Bien entendu le chapitre sur Nixon est particulièrement intéressant car il décrit, en termes cliniques et a posteriori, les stratégies de ce président mal aimé qui ont mis fin à la guerre du Vietnam, ouvert la voie à la pacification du Moyen Orient et créé les conditions de la détente avec l’Union Soviétique à travers la reconnaissance de la Chine communiste. C’est pour une large part un plaidoyer pro domo puisque l’auteur lui-même en fut le maître d'œuvre mais sa version est un chef d'œuvre de clarté et d’intelligence.
Sur de Gaulle et Adenauer, son propos est davantage celui d’un historien, car il a peu approché ces deux personnages; si en revanche il a bien connu Lee Kuan Yew, son analyse reste extérieure, car ni par ses conseils ni par quelque action, il n’est intervenu dans le destin de Singapour, devenu en cinquante ans l’un des pays les plus riches du monde.
Venant d’un homme aussi cérébral et rationnel que Kissinger, les portraits d’Anouar al Sadate et de Margaret Thatcher surprennent par l’empathie qu’ils révèlent vis à vis de ces dirigeants, tous deux en rupture par rapport à l’opinion dominante et de leur parti et de leur peuple. La leçon de courage politique que, de ce fait, il expose au lecteur pourrait à bon droit servir d’exemple à bien des chefs d’Etat contemporains.
Il est d’ailleurs audacieux de sa part de se lancer ainsi dans une apologie de la realpolitik à l’heure de la transparence de l’action publique. C’est ouvrir à ses détracteurs une voie d’autant plus large qu’il se réfère à des personnages qui demeurent maudits dans l’opinion de gauche, Nixon, Thatcher en particulier. Ainsi, que les Etats Unis ne soient pas intervenus en 1971 pour calmer le Pakistan, engagé dans un génocide au futur Bangladesh, parce que le Pakistan était un pivot essentiel du rapprochement avec la Chine, est une illustration éminente des implications de la realpolitik.
Quelques réserves
Le texte est truffé d’erreurs et d’impropriétés, ce qui est surprenant de la part de l’éditeur pour un ouvrage de cette qualité.
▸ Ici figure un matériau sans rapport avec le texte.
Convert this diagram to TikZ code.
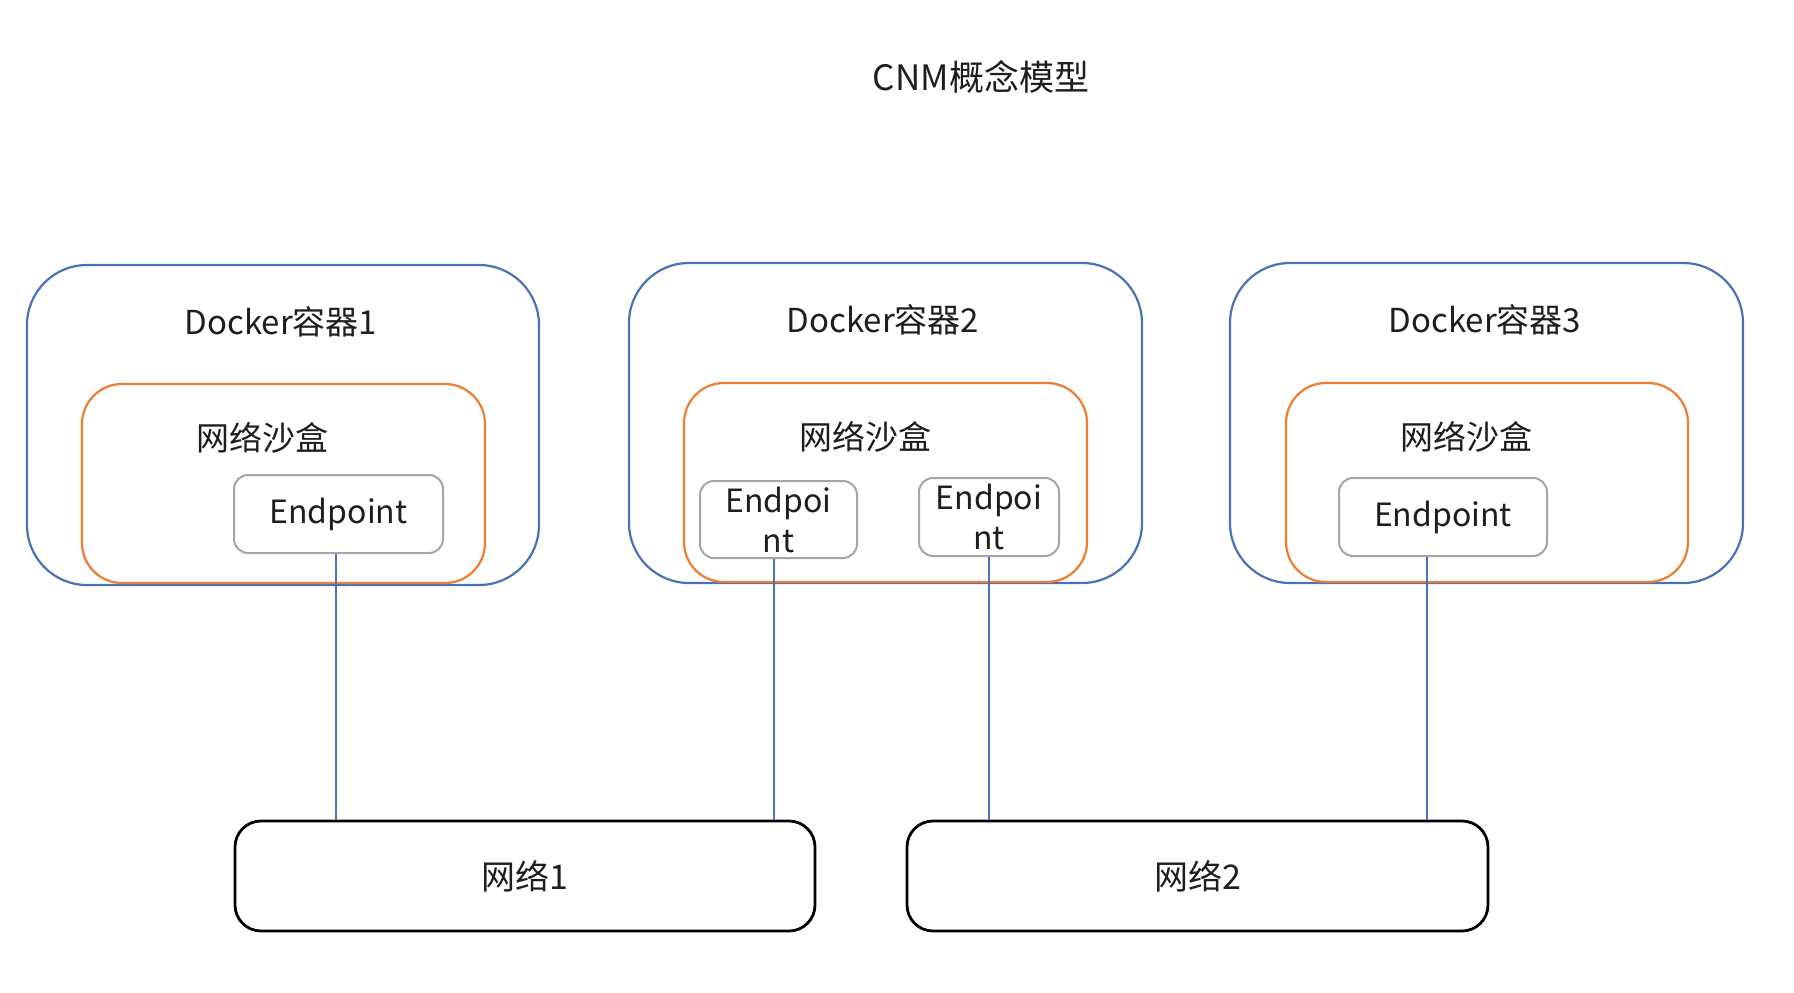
\documentclass[tikz,border=0pt]{standalone}
\usepackage{fontspec}
\setmainfont{Noto Sans CJK SC}
\definecolor{oblue}{HTML}{4A72B8}
\definecolor{oorange}{HTML}{ED7D31}
\definecolor{ogray}{HTML}{A5A5A5}
\definecolor{txt}{HTML}{1E1E1E}
\tikzset{
  container/.style={draw=oblue, line width=2.2pt, rounded corners=60pt, inner sep=0pt},
  sandbox/.style={draw=oorange, line width=2.2pt, rounded corners=40pt, inner sep=0pt},
  epbox/.style={draw=ogray, line width=2pt, rounded corners=14pt, inner sep=0pt, text=txt, font=\fontsize{32pt}{40pt}\selectfont, align=center},
  netbox/.style={draw=black, line width=2.8pt, rounded corners=26pt, inner sep=0pt, text=txt, font=\fontsize{34pt}{40pt}\selectfont},
  lbl/.style={text=txt, font=\fontsize{33pt}{40pt}\selectfont, inner sep=0pt},
  titlelbl/.style={text=txt, font=\fontsize{35pt}{40pt}\selectfont, inner sep=0pt},
  link/.style={draw=oblue, line width=2pt}
}
\begin{document}
\begin{tikzpicture}[x=1pt,y=-1pt]
\useasboundingbox[fill=white] (0,0) rectangle (1794,993);
\node[titlelbl] (title) at (981,77) {CNM概念模型};
% containers
\node[container, minimum width=512pt, minimum height=320pt] (c1) at (283,425) {};
\node[container, minimum width=513pt, minimum height=320pt] (c2) at (885.5,423) {};
\node[container, minimum width=513pt, minimum height=320pt] (c3) at (1486.5,423) {};
% sandboxes
\node[sandbox, minimum width=403pt, minimum height=199pt] (s1) at (283.5,483.5) {};
\node[sandbox, minimum width=403pt, minimum height=199pt] (s2) at (885.5,482.5) {};
\node[sandbox, minimum width=402pt, minimum height=199pt] (s3) at (1487,482.5) {};
% labels
\node[lbl] (c1l) at (281,322) {Docker容器1};
\node[lbl] (c2l) at (883,320) {Docker容器2};
\node[lbl] (c3l) at (1485,320) {Docker容器3};
\node[lbl] (s1l) at (262,438) {网络沙盒};
\node[lbl] (s2l) at (865,437) {网络沙盒};
\node[lbl] (s3l) at (1466,437) {网络沙盒};
% endpoints
\node[epbox, minimum width=209pt, minimum height=78pt] (e1) at (338.5,514) {Endpoint};
\node[epbox, minimum width=157pt, minimum height=77pt] (e2) at (778.5,519.5) {Endpoi\\nt};
\node[epbox, minimum width=140pt, minimum height=78pt] (e3) at (989,517) {Endpoi\\nt};
\node[epbox, minimum width=208pt, minimum height=78pt] (e4) at (1443,517) {Endpoint};
% networks
\node[netbox, minimum width=580pt, minimum height=110pt] (n1) at (525,876) {网络1};
\node[netbox, minimum width=581pt, minimum height=110pt] (n2) at (1197.5,876) {网络2};
% links
\coordinate (e1b) at ([xshift=-2.5pt]e1.south);
\coordinate (e2b) at ([xshift=-5pt]e2.south);
\coordinate (e4b) at ([xshift=-16pt]e4.south);
\draw[link] (e1b) -- (e1b |- n1.north);
\draw[link] (e2b) -- (e2b |- n1.north);
\draw[link] (e3.south) -- (e3.south |- n2.north);
\draw[link] (e4b) -- (e4b |- n2.north);
\end{tikzpicture}
\end{document}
Quant à la traduction, elle pourrait être améliorée pour supprimer obscurités et contre-sens.
Encore un mot...
Une formidable leçon de politique internationale par un des grands maîtres de la diplomatie du XXème siècle. Passionnant de bout en bout, attachant, Kissinger éclaire les choix qui, opérés au siècle dernier, emportent encore aujourd’hui des conséquences majeures sur la vie des Etats et celle de leurs citoyens.
Une phrase
« Les six leaders étudiés ici ont développé des qualités parallèles malgré de profondes différences entre leurs sociétés: l’aptitude à comprendre la situation dans laquelle se trouvaient celles-ci, la capacité d’imaginer une stratégie pour gérer le présent et donner forme à l’avenir, le talent de conduire leurs sociétés vers des objectifs élevés et la disposition à corriger leurs défauts. La confiance dans l’avenir leur était indispensable. Elle le reste. Aucune société ne peut rester grande si elle perd foi en elle-même ou si elle remet systématiquement en question son image de soi. Cela impose avant tout d’être prêt à élargir la sphère d’intérêt du soi à la société dans son ensemble, et à éveiller la générosité de l’esprit public qui inspire sacrifice et service.» Page 469
L'auteur
Diplomate, professeur à Harvard, consultant en relations internationales, Henry Kissinger fut surtout le conseiller à la sécurité de Richard Nixon, puis secrétaire d’Etat (ministre des Affaires étrangères) jusqu’à l’élection de Carter à la présidence des Etats Unis. A ce titre il porte une responsabilité essentielle dans les réalisations mentionnées supra (Vietnam, Chine, Moyen Orient, détente). Le prix Nobel de la paix lui a été attribué en 1973. Il est l’auteur de nombreux ouvrages dont le remarquable Diplomatie, paru en 1994. Il est aujourd’hui dans sa 101ème année.